Carl Gustav Jung’a Göre Bilinç Dışı ve Bilinç Altı Kavramları
Carl Gustav Jung’un kuramı, “bilinçdışı” kavramına daha kapsamlı ve katmanlı bir yaklaşım getirir. Jung, genel olarak “bilinçaltı” (subconscious) terimini çok fazla kullanmaz; onun yerine “bilinçdışı” (unconscious) kavramını tercih eder ve bu kavramı iki ana başlık altında ele alır:
- Kişisel Bilinçdışı (Personal Unconscious)
- Kişinin yaşamı boyunca bastırdığı, unuttuğu veya bilinçli olarak işleyemediği duygu, düşünce ve anıları içerir.
- Freudcu anlamdaki “bilinçdışı”ya kısmen benzer, ancak Jung bu alanda “kompleks” kavramını da vurgular. Kompleksler, geçmiş deneyimlerden türeyen duygu-düşünce kümeleridir ve kişinin davranışlarını etkileyebilir.
- Kollektif Bilinçdışı (Collective Unconscious)
- Tüm insanlara özgü, atalarımızdan miras alınan arketipsel içerikleri barındırır.
- Zaman ve kültürden bağımsız, ortak sembolik öğeler, motifler (arketipler) içerir. Örneğin “Anne arketipi”, “Kahraman arketipi” gibi.
- Bu katmana, bireysel deneyimden bağımsız olarak, insanlığın ortak mirası şeklinde erişildiği düşünülür.
Jung ve “Bilinçaltı” (Subconscious) Ayrımı
- Popüler kullanımdaki “bilinçaltı” çoğu zaman Freud’un “bilinçdışı” (unconscious) kavramıyla eşanlamlıymış gibi kullanılır. Ancak Jung, tıpkı Freud gibi, akademik metinlerinde “subconscious” yerine “unconscious” terimini tercih eder.
- Günlük dilde “bilinçaltı” denildiğinde genellikle “bilincin hemen altında, biraz çabayla ulaşılabilecek içerikler” gibi bir anlam kast edilir. Bu bakımdan, Freudyen kuramdaki “önbilinç” (preconscious) veya Jung’un “kişisel bilinçdışı”nın yüzeye yakın kısımlarına denk gelebildiği söylenebilir.
- Jung, tek bir “bilinçaltı” tabakasından söz etmek yerine, kişisel ve kollektif bilinçdışı katmanları arasındaki farklılıklara vurgu yapar.
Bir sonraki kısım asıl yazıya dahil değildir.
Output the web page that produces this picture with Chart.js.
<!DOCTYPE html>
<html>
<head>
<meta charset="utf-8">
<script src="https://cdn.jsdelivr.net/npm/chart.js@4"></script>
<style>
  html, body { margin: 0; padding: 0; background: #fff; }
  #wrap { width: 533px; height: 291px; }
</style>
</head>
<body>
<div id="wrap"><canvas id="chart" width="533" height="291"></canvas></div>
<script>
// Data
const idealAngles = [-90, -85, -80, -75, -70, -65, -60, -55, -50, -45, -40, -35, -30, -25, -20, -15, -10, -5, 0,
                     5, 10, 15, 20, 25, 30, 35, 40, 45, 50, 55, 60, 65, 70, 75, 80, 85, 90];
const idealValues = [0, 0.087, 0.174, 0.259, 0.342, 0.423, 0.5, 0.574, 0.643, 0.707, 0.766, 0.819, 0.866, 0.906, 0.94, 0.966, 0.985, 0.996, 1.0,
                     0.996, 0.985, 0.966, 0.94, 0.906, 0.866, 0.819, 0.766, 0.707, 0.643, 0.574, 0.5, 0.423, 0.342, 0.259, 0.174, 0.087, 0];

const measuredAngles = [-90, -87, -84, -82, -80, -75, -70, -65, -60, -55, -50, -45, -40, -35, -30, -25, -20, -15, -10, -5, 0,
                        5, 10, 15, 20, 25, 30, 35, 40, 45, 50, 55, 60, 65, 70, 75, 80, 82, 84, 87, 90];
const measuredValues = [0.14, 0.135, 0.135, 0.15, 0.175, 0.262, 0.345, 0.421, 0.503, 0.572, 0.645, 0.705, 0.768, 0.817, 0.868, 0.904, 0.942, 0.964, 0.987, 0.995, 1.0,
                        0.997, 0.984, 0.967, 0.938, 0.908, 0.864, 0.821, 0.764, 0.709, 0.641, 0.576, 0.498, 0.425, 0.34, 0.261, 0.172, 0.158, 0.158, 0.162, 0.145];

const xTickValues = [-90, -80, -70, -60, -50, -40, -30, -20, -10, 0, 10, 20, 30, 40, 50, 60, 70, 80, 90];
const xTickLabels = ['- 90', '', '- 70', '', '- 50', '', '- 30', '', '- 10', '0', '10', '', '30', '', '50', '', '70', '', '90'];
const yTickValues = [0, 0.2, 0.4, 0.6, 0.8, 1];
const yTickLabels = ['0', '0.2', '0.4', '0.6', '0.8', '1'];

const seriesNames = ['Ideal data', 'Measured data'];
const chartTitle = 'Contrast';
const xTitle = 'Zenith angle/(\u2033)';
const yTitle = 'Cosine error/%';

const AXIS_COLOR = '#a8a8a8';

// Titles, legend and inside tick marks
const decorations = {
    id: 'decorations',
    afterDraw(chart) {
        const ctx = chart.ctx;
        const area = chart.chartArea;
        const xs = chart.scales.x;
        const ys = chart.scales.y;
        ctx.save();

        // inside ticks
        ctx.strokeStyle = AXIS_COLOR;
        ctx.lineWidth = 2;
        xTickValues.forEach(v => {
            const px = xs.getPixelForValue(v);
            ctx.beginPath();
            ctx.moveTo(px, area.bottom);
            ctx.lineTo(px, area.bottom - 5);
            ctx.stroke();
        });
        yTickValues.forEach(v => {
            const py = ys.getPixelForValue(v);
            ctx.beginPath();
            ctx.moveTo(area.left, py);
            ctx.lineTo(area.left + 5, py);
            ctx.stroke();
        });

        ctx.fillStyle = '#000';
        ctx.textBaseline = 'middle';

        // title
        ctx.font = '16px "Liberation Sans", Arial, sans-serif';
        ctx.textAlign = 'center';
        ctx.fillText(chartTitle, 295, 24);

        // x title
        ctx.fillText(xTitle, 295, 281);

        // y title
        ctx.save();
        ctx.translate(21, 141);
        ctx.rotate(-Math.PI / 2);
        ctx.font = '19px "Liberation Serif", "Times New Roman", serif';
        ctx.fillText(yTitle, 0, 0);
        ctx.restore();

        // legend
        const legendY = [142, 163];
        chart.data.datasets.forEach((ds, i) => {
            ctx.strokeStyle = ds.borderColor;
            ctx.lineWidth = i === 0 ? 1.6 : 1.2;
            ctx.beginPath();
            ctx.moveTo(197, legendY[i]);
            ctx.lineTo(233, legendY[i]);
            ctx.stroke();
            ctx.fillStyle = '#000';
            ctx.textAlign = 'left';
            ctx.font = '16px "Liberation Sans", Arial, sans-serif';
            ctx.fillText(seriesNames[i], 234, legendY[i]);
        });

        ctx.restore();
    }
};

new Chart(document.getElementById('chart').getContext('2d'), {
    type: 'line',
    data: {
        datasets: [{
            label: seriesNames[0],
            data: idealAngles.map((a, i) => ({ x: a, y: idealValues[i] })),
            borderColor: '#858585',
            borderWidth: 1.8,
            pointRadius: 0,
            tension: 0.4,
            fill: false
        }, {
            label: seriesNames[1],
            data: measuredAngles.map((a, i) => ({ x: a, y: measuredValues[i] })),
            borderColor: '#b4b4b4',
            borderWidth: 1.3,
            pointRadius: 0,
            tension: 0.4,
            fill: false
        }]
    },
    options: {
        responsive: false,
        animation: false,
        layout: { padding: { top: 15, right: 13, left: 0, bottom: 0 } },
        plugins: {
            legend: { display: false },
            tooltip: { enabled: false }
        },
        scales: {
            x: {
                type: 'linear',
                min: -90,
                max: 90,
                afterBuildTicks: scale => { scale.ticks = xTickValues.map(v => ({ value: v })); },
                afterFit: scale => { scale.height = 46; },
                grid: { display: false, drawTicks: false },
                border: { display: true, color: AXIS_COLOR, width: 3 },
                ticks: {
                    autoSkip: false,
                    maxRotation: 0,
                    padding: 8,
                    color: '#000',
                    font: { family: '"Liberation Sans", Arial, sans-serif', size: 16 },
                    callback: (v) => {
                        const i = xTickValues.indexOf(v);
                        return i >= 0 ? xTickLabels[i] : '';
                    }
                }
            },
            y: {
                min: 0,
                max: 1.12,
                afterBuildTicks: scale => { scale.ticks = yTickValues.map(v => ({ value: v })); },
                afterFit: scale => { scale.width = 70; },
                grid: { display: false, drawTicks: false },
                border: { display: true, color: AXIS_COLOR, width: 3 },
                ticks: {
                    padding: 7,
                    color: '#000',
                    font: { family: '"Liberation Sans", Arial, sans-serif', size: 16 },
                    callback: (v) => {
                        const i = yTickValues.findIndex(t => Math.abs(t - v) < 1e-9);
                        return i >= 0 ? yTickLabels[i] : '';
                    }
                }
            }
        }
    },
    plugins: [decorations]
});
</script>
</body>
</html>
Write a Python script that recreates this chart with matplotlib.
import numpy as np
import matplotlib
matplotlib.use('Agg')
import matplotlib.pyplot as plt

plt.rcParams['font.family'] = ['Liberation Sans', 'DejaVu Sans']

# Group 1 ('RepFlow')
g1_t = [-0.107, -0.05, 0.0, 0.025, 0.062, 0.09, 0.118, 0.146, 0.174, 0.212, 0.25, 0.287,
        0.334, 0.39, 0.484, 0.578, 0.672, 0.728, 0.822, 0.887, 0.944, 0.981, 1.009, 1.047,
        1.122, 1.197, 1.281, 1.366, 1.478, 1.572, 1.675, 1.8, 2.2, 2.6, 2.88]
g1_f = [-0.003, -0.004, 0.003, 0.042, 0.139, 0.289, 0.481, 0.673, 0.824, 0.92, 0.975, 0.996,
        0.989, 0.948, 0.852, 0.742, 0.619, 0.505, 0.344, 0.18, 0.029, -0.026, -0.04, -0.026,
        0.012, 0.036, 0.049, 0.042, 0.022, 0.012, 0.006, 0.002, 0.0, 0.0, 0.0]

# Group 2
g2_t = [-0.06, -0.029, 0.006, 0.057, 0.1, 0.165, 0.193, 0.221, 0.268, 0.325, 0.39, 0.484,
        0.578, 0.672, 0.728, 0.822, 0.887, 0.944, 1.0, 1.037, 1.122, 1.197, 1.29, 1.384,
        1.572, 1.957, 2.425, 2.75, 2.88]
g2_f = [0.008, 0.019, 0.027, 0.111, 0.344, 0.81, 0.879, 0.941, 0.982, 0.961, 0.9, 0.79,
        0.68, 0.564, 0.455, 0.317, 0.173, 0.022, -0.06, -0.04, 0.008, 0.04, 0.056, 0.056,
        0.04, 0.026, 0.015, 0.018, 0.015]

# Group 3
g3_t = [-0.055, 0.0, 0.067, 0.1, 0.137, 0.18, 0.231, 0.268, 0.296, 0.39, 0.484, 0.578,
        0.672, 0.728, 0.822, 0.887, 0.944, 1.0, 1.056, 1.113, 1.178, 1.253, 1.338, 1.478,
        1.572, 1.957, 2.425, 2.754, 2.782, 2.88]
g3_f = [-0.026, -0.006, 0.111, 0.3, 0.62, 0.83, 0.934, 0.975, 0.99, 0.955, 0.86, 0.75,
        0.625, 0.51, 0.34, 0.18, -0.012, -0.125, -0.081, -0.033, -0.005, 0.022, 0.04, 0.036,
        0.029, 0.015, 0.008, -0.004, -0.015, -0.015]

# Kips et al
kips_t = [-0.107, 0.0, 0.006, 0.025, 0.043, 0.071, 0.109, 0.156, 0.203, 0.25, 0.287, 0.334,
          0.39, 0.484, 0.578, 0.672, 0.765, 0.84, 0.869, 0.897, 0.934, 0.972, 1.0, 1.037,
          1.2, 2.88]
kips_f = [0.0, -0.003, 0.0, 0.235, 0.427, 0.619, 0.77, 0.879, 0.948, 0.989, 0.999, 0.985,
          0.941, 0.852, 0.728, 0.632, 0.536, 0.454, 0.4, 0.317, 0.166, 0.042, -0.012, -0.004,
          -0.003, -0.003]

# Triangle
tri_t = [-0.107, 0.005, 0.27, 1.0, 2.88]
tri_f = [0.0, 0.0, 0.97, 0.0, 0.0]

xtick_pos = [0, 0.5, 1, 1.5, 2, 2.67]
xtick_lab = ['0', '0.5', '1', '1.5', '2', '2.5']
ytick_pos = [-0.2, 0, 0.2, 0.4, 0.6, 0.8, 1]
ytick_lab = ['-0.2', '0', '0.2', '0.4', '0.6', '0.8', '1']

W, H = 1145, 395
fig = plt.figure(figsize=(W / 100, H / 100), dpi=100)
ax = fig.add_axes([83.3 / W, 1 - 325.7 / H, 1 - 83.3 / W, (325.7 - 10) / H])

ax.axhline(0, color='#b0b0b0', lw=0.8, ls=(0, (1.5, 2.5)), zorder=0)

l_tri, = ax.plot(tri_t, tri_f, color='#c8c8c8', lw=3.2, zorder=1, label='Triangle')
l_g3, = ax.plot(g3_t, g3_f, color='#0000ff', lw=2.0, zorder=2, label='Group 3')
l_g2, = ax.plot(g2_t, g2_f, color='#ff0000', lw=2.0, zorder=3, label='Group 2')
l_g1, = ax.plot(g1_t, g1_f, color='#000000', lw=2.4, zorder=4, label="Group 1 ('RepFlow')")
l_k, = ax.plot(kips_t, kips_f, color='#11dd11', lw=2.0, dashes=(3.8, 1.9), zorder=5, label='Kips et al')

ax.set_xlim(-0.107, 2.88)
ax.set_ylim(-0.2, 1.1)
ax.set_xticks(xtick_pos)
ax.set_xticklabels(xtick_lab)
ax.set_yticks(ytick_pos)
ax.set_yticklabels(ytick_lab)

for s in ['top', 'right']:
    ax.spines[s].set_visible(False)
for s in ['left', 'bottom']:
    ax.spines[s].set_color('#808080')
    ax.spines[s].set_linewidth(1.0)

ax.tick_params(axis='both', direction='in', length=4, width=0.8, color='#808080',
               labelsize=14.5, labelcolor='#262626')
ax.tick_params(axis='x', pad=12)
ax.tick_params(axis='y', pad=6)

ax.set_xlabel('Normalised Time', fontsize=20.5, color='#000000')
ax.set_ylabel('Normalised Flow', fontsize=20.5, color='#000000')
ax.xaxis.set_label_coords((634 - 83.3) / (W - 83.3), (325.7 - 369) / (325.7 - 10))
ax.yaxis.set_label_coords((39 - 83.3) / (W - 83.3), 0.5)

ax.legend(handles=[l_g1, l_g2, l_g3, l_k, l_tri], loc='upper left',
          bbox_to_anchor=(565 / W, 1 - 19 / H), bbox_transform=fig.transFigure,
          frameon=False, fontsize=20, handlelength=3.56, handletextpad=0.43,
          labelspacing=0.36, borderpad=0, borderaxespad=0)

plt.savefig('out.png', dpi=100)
Dolayısıyla, popüler kullanımda “bilinçaltı” diye anılan olgu, Jung’un kuramındaki o daha geniş ve çok katmanlı “bilinçdışı” kavramını bütünüyle karşılamaz.
Jungiyen Bağlamda Özet
- Terimlerin Kullanımı:
- Jung, “bilinçdışı” (unconscious) terimini sistemli ve teknik bir çerçevede kullanır. “Bilinçaltı” (subconscious) sözcüğü ise daha çok popüler psikolojide yer bulur ve Jung’un özgün yazılarında pek rastlanmaz.
- Çok Katmanlı Yapı:
- Jung, bilinçdışını yalnızca bireysel psikolojik malzeme (kişisel bilinçdışı) olarak görmez; arketipler aracılığıyla tüm insanlığa özgü bir “kollektif bilinçdışı” kavramı ortaya koyar.
- Dolayısıyla, günlük konuşmada “bilinçaltı” diye söz ettiğimiz alan, Jung’a göre “kişisel bilinçdışı” + “kollektif bilinçdışı” olmak üzere daha derin ve geniş bir yapıdır.
- Kompleksler ve Arketipler:
- Kişisel bilinçdışında “kompleksler” barınırken, kolektif bilinçdışında “arketipler” yer alır. Bu iki düzey de, popüler anlamdaki “bilinçaltı” kavramından daha özenle tanımlanmış yapılardır.
Sonuç
- Jungiyen yaklaşımda “bilinçaltı” (subconscious) yerine “bilinçdışı” (unconscious) kullanımı daha yerleşiktir ve bu bilinçdışı, kişisel ve kolektif olmak üzere iki katmanda incelenir.
- Dolayısıyla, popüler söylemdeki “bilinçaltı” ile Jung’un “bilinçdışı”sı aynı şeyi tam olarak ifade etmez. Jung’un kuramı, bilinçdışı süreçleri çok daha detaylı ve katmanlı bir perspektifle ele alır.
- Güncel günlük dilde, “bilinçaltı” ve “bilinçdışı” genellikle eşanlamlıymış gibi kullanılsa da, Jungiyen ve psikanalitik bağlamda “bilinçdışı” çok daha kapsamlı, teknik ve kendine özgü bir kavramdır.